Personally I always buy English leather products, I find the quality better and the smell of cheap leather (which is nearly always foreign) makes me feel sick! However that's only my experience so far, I don't think I would be put off foreign leather products if I found some which had a similar level of quality to English leather products - so far I haven't done! 

I've made myself look like a leather racist now haven't I... Oh dear!


----------



## orionstar (16 January 2012)

It depends on whether you want your tack to stay the same colour as you bought it, or if you really fancy stirrup leathers that are a foot longer after riding in them a month!


----------



## C&C (16 January 2012)

I think English leather is by far the best quality but there are some good foreign leathers out there now to, the German leather is pretty good. 

I have a Kincade bridle and although i love the design it is quite stiff, i have oiled it twice but the oil just doesnt sink in, it kinda stays on the top where the leather has been dyed (im not sure where the leather comes from, but it is imported). When i oil my other bridle (which is english) it soaks straight in and is so supple and soft.


----------



## jessjc (18 January 2012)

English leather certainly has a good reputation for being high quality, and French and German saddlemakers too are highly regarded. I think the imported cheap stuff which we're talking about nearly always comes from India. I was just trying to collect up some information on what people thought as well as what the facts are as I'm writing an article on it to go on the website of my saddlery which is all English Leather (and very good quality!). Sadly, English leather/made products are very expensive to produce, due to the lack of cheap labour and more expensive treatment techniques for the leather and so the cost price and therefore the retail price has to be high. However, I have a job to convince customers that English Leather really is better, and have lots of people telling me that their "...£10 bridle from eBay has lasted 4 years with good care..".
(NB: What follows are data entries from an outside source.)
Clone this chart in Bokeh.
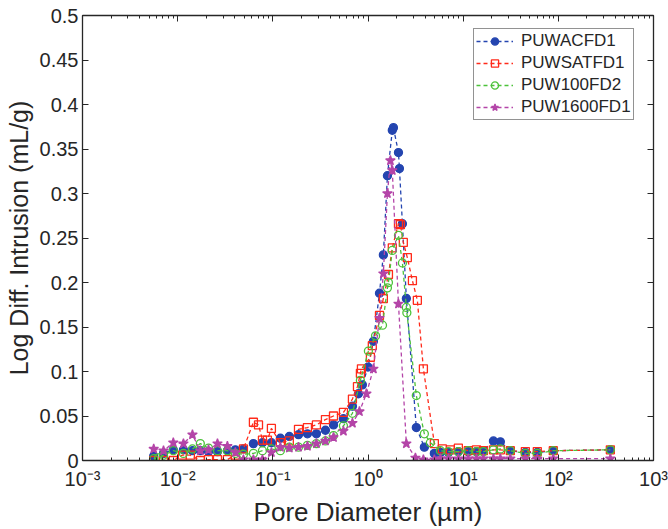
from bokeh.plotting import figure
from bokeh.models import (LogAxis, LinearAxis, Legend, LegendItem, Range1d,
                          SingleIntervalTicker, CustomJSTickFormatter, LogTicker)
from bokeh.embed import file_html
from bokeh.resources import INLINE

# ---- data (pore diameter in um, log differential intrusion in mL/g) ----
acf_d = [0.0056, 0.0071, 0.0090, 0.0115, 0.0143, 0.0173, 0.0211, 0.0262, 0.0333, 0.0404,
         0.0491, 0.0625, 0.0778, 0.0966, 0.120, 0.149, 0.186, 0.231, 0.287, 0.357,
         0.434, 0.552, 0.686, 0.793, 0.873, 1.00, 1.14, 1.32, 1.45, 1.60,
         1.80, 1.85, 2.09, 2.14, 2.30, 2.53, 3.22, 3.91, 4.98, 5.77,
         7.0, 8.9, 11.3, 13.8, 16.3, 20.8, 24.6, 31.3, 45.0, 60.1,
         88.5, 352]
acf_v = [0.005, 0.008, 0.012, 0.012, 0.011, 0.011, 0.010, 0.010, 0.011, 0.012,
         0.013, 0.019, 0.020, 0.020, 0.025, 0.027, 0.029, 0.030, 0.030, 0.034,
         0.040, 0.047, 0.061, 0.075, 0.085, 0.105, 0.134, 0.188, 0.231, 0.320,
         0.371, 0.374, 0.346, 0.328, 0.266, 0.182, 0.037, 0.015, 0.008, 0.009,
         0.009, 0.010, 0.010, 0.010, 0.011, 0.022, 0.021, 0.011, 0.009, 0.009,
         0.011, 0.012]

sat_d = [0.0056, 0.0071, 0.0090, 0.0112, 0.0136, 0.0173, 0.0211, 0.0262, 0.0333, 0.0404,
         0.0491, 0.0625, 0.0707, 0.0778, 0.0877, 0.0966, 0.120, 0.149, 0.186, 0.231,
         0.287, 0.357, 0.434, 0.552, 0.686, 0.775, 0.832, 0.853, 1.06, 1.11,
         1.32, 1.45, 1.64, 1.80, 2.09, 2.19, 2.35, 2.59, 2.93, 3.30,
         3.82, 4.98, 6.05, 7.34, 8.9, 11.3, 13.8, 16.3, 20.8, 24.6,
         31.3, 45.0, 60.1, 88.5, 352]
sat_v = [0.000, 0.000, 0.000, 0.006, 0.006, 0.000, 0.001, 0.001, 0.001, 0.006,
         0.013, 0.043, 0.040, 0.023, 0.023, 0.036, 0.020, 0.022, 0.035, 0.037,
         0.040, 0.046, 0.050, 0.054, 0.069, 0.083, 0.098, 0.103, 0.116, 0.129,
         0.163, 0.182, 0.209, 0.239, 0.266, 0.265, 0.245, 0.228, 0.202, 0.180,
         0.103, 0.019, 0.013, 0.012, 0.014, 0.011, 0.012, 0.011, 0.012, 0.012,
         0.011, 0.010, 0.010, 0.011, 0.012]

w100_d = [0.0056, 0.0063, 0.0071, 0.0090, 0.0115, 0.0143, 0.0173, 0.0211, 0.0262, 0.0333,
          0.0404, 0.0491, 0.0625, 0.0778, 0.0966, 0.120, 0.149, 0.186, 0.231, 0.287,
          0.357, 0.434, 0.552, 0.686, 0.832, 1.01, 1.20, 1.42, 1.60, 1.64,
          1.80, 2.09, 2.30, 2.53, 2.56, 3.22, 3.91, 4.52, 5.77, 7.0,
          8.9, 11.3, 13.8, 16.3, 20.8, 24.6, 31.3, 45.0, 60.1, 88.5,
          352]
w100_v = [0.002, 0.003, 0.006, 0.011, 0.008, 0.013, 0.019, 0.014, 0.011, 0.011,
          0.008, 0.007, 0.008, 0.011, 0.013, 0.011, 0.015, 0.015, 0.017, 0.019,
          0.022, 0.028, 0.039, 0.053, 0.090, 0.123, 0.140, 0.152, 0.194, 0.200,
          0.236, 0.253, 0.222, 0.172, 0.166, 0.073, 0.030, 0.020, 0.011, 0.010,
          0.010, 0.011, 0.010, 0.010, 0.012, 0.013, 0.011, 0.008, 0.008, 0.011,
          0.012]

w1600_d = [0.0056, 0.0071, 0.0090, 0.0115, 0.0143, 0.0173, 0.0211, 0.0262, 0.0333, 0.0404,
           0.0491, 0.0625, 0.0778, 0.0966, 0.120, 0.149, 0.186, 0.231, 0.287, 0.357,
           0.434, 0.552, 0.686, 0.813, 0.962, 1.14, 1.32, 1.45, 1.60, 1.72,
           1.80, 2.09, 2.53, 3.15, 3.82, 4.98, 5.77, 7.0, 8.9, 11.3,
           13.8, 16.3, 20.8, 24.6, 31.3, 45.0, 60.1, 88.5, 352]
w1600_v = [0.013, 0.011, 0.020, 0.019, 0.029, 0.011, 0.012, 0.019, 0.016, 0.009,
           0.001, 0.001, 0.001, 0.009, 0.015, 0.014, 0.015, 0.016, 0.019, 0.022,
           0.026, 0.033, 0.042, 0.055, 0.075, 0.103, 0.160, 0.210, 0.300, 0.337,
           0.326, 0.176, 0.019, 0.003, 0.001, 0.001, 0.002, 0.002, 0.002, 0.002,
           0.002, 0.002, 0.002, 0.002, 0.002, 0.002, 0.002, 0.002, 0.002]

names = ["PUWACFD1", "PUWSATFD1", "PUW100FD2", "PUW1600FD1"]
y_ticks_interval = 0.05

FONT = "Liberation Sans"
TXT = "#262626"

p = figure(width=668, height=529, x_axis_type="log",
           x_range=Range1d(1e-3, 1e3), y_range=Range1d(0, 0.5),
           output_backend="svg", toolbar_location=None,
           min_border_left=82, min_border_right=15, min_border_top=15, min_border_bottom=69)
p.xgrid.visible = False
p.ygrid.visible = False
p.outline_line_color = None
p.background_fill_color = "white"

sup_code = """
const e = Math.round(Math.log10(tick));
const sup = {'-':'\\u207b','0':'\\u2070','1':'\\u00b9','2':'\\u00b2','3':'\\u00b3','4':'\\u2074',
             '5':'\\u2075','6':'\\u2076','7':'\\u2077','8':'\\u2078','9':'\\u2079'};
return '10' + String(e).split('').map(c => sup[c]).join('');
"""

def style_axis(ax):
    ax.axis_line_color = TXT
    ax.axis_line_width = 1.3
    ax.major_tick_line_color = TXT
    ax.minor_tick_line_color = TXT
    ax.major_tick_in = 6
    ax.major_tick_out = 0
    ax.minor_tick_in = 3
    ax.minor_tick_out = 0
    ax.major_label_text_color = TXT
    ax.major_label_text_font = FONT
    ax.axis_label_text_color = TXT
    ax.axis_label_text_font = FONT
    ax.axis_label_text_font_style = "normal"

xa = p.xaxis[0]
style_axis(xa)
xa.ticker = LogTicker(num_minor_ticks=10)
xa.formatter = CustomJSTickFormatter(code=sup_code)
xa.major_label_text_font_size = "20px"
xa.major_label_standoff = 7
xa.axis_label = "Pore Diameter (\u00b5m)"
xa.axis_label_text_font_size = "26px"
xa.axis_label_standoff = 4

ya = p.yaxis[0]
style_axis(ya)
yticker = SingleIntervalTicker(interval=y_ticks_interval, num_minor_ticks=0)
ya.ticker = yticker
ya.formatter = CustomJSTickFormatter(code="return (Math.round(tick*100)/100).toString();")
ya.major_label_text_font_size = "20px"
ya.major_label_standoff = 4
ya.axis_label = "Log Diff. Intrusion (mL/g)"
ya.axis_label_text_font_size = "25px"
ya.axis_label_standoff = 4

top = LogAxis(ticker=LogTicker(num_minor_ticks=10), formatter=CustomJSTickFormatter(code="return '';"))
style_axis(top)
top.major_label_text_font_size = "1px"
top.major_label_standoff = 0
p.add_layout(top, "above")

right = LinearAxis(ticker=SingleIntervalTicker(interval=y_ticks_interval, num_minor_ticks=0),
                   formatter=CustomJSTickFormatter(code="return '';"))
style_axis(right)
right.major_label_text_font_size = "1px"
right.major_label_standoff = 0
p.add_layout(right, "right")

series = [
    (acf_d, acf_v, "#2445b0", "circle", 8, True),
    (sat_d, sat_v, "#ff2a1a", "square", 8, False),
    (w100_d, w100_v, "#4cc23a", "circle", 8, False),
    (w1600_d, w1600_v, "#b445a8", "star", 10, True),
]

items = []
for (d, v, col, mk, sz, filled), name in zip(series, names):
    ln = p.line(d, v, line_color=col, line_dash="4 3", line_width=1.3)
    sc = p.scatter(d, v, marker=mk, size=sz, line_color=col, line_width=1.3,
                   fill_color=col if filled else "white", fill_alpha=1.0 if filled else 0.0)
    items.append(LegendItem(label=name, renderers=[ln, sc]))

legend = Legend(items=items, location=(391, 340), margin=0, padding=2, spacing=2,
                glyph_width=37, glyph_height=18, label_height=18, label_standoff=8,
                label_text_font=FONT, label_text_font_size="17px", label_text_color=TXT,
                border_line_color=TXT, border_line_width=1, background_fill_color="white",
                background_fill_alpha=1.0)
p.add_layout(legend)

open("out.html", "w").write(file_html(p, INLINE))
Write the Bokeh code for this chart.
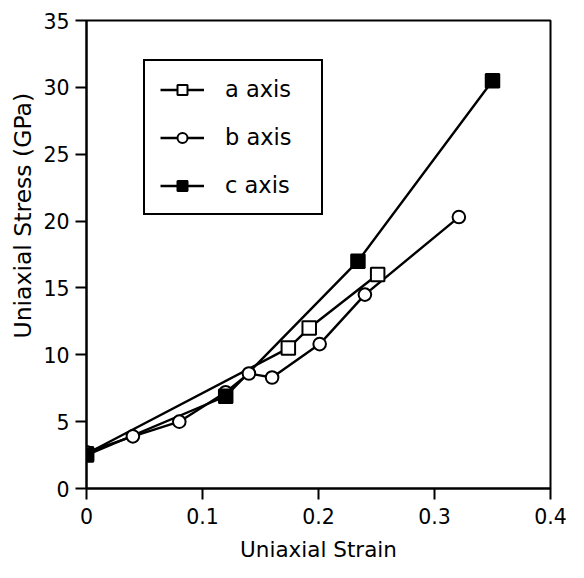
from bokeh.plotting import figure
from bokeh.models import FixedTicker, Legend, LegendItem, Range1d, Title
from bokeh.embed import file_html
from bokeh.resources import INLINE

# data
a_strain = [0.0, 0.174, 0.192, 0.251]
a_stress = [2.6, 10.5, 12.0, 16.0]

b_strain = [0.0, 0.04, 0.08, 0.12, 0.14, 0.16, 0.201, 0.240, 0.321]
b_stress = [2.7, 3.9, 5.0, 7.2, 8.6, 8.3, 10.8, 14.5, 20.3]

c_strain = [0.0, 0.12, 0.234, 0.35]
c_stress = [2.5, 6.9, 17.0, 30.5]

x_ticks = [0, 0.1, 0.2, 0.3, 0.4]
x_tick_labels = ["0", "0.1", "0.2", "0.3", "0.4"]
y_ticks = [0, 5, 10, 15, 20, 25, 30, 35]

FONT = "DejaVu Sans"

p = figure(frame_width=464, frame_height=468, output_backend="svg", toolbar_location=None,
           x_range=Range1d(0, 0.4), y_range=Range1d(0, 35),
           min_border_left=86, min_border_right=18, min_border_top=20, min_border_bottom=74)
p.background_fill_color = "white"
p.border_fill_color = "white"
p.xgrid.visible = False
p.ygrid.visible = False
p.outline_line_color = "black"
p.outline_line_width = 2
p.outline_line_alpha = 1.0

for ax in (p.xaxis[0], p.yaxis[0]):
    ax.axis_line_width = 2
    ax.major_tick_line_width = 2
    ax.major_tick_in = 0
    ax.major_tick_out = 11
    ax.minor_tick_line_color = None
    ax.major_label_text_font = FONT
    ax.major_label_text_font_size = "20.5px"
    ax.major_label_text_color = "black"
    ax.axis_label_text_font = FONT
    ax.axis_label_text_font_style = "normal"
    ax.axis_label_text_color = "black"

p.xaxis.ticker = FixedTicker(ticks=x_ticks)
p.xaxis.major_label_overrides = {t: l for t, l in zip(x_ticks, x_tick_labels)}
p.yaxis.ticker = FixedTicker(ticks=y_ticks)
p.xaxis.axis_label = "Uniaxial Strain"
p.xaxis.axis_label_text_font_size = "21.5px"
p.xaxis.major_label_standoff = 8
p.yaxis.major_label_standoff = 6
p.xaxis.axis_label_standoff = 10

ylab = Title(text="Uniaxial Stress (GPa)", align="left", offset=150,
             text_font=FONT, text_font_size="23.5px", text_font_style="normal",
             text_color="black", standoff=8)
p.add_layout(ylab, "left")

la = p.line(a_strain, a_stress, line_color="black", line_width=2.4)
lb = p.line(b_strain, b_stress, line_color="black", line_width=2.4)
lc = p.line(c_strain, c_stress, line_color="black", line_width=2.4)

sa = p.scatter(a_strain, a_stress, marker="square", size=13.5, fill_color="white",
               line_color="black", line_width=2)
sb = p.scatter(b_strain, b_stress, marker="circle", size=12.6, fill_color="white",
               line_color="black", line_width=2)
sc = p.scatter(c_strain, c_stress, marker="square", size=13.5, fill_color="black",
               line_color="black", line_width=2)

legend = Legend(items=[
    LegendItem(label="a axis", renderers=[la, sa]),
    LegendItem(label="b axis", renderers=[lb, sb]),
    LegendItem(label="c axis", renderers=[lc, sc]),
], location=(57, 273))
legend.label_text_font = FONT
legend.label_text_font_size = "22.5px"
legend.label_text_color = "black"
legend.glyph_width = 44
legend.glyph_height = 25
legend.label_height = 25
legend.label_width = 81
legend.label_standoff = 21
legend.padding = 15
legend.spacing = 22
legend.margin = 0
legend.border_line_color = "black"
legend.border_line_width = 2
legend.border_line_alpha = 1.0
legend.background_fill_color = "white"
legend.background_fill_alpha = 1.0
p.add_layout(legend)

open("out.html", "w").write(file_html(p, INLINE))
Great to hear it when so many people are supportive of English leather produce and industry though - thank you!


----------



## soulfull (19 January 2012)

cremedemonthe said:



			Good quality English 5mm bridle butt will have the average strength of 5,000lbs per square inch, alot more than foreign leather.
		
Click to expand...

this is the main problem!!!   a friend had a cheap leather bridle and while it looked in very good condition the cheek piece suddenly snapped and she fell of badly fracturing her shoulder
looking at where the leather snapped you really could not see why it had happened only that inside it looked like compressed cardboard


----------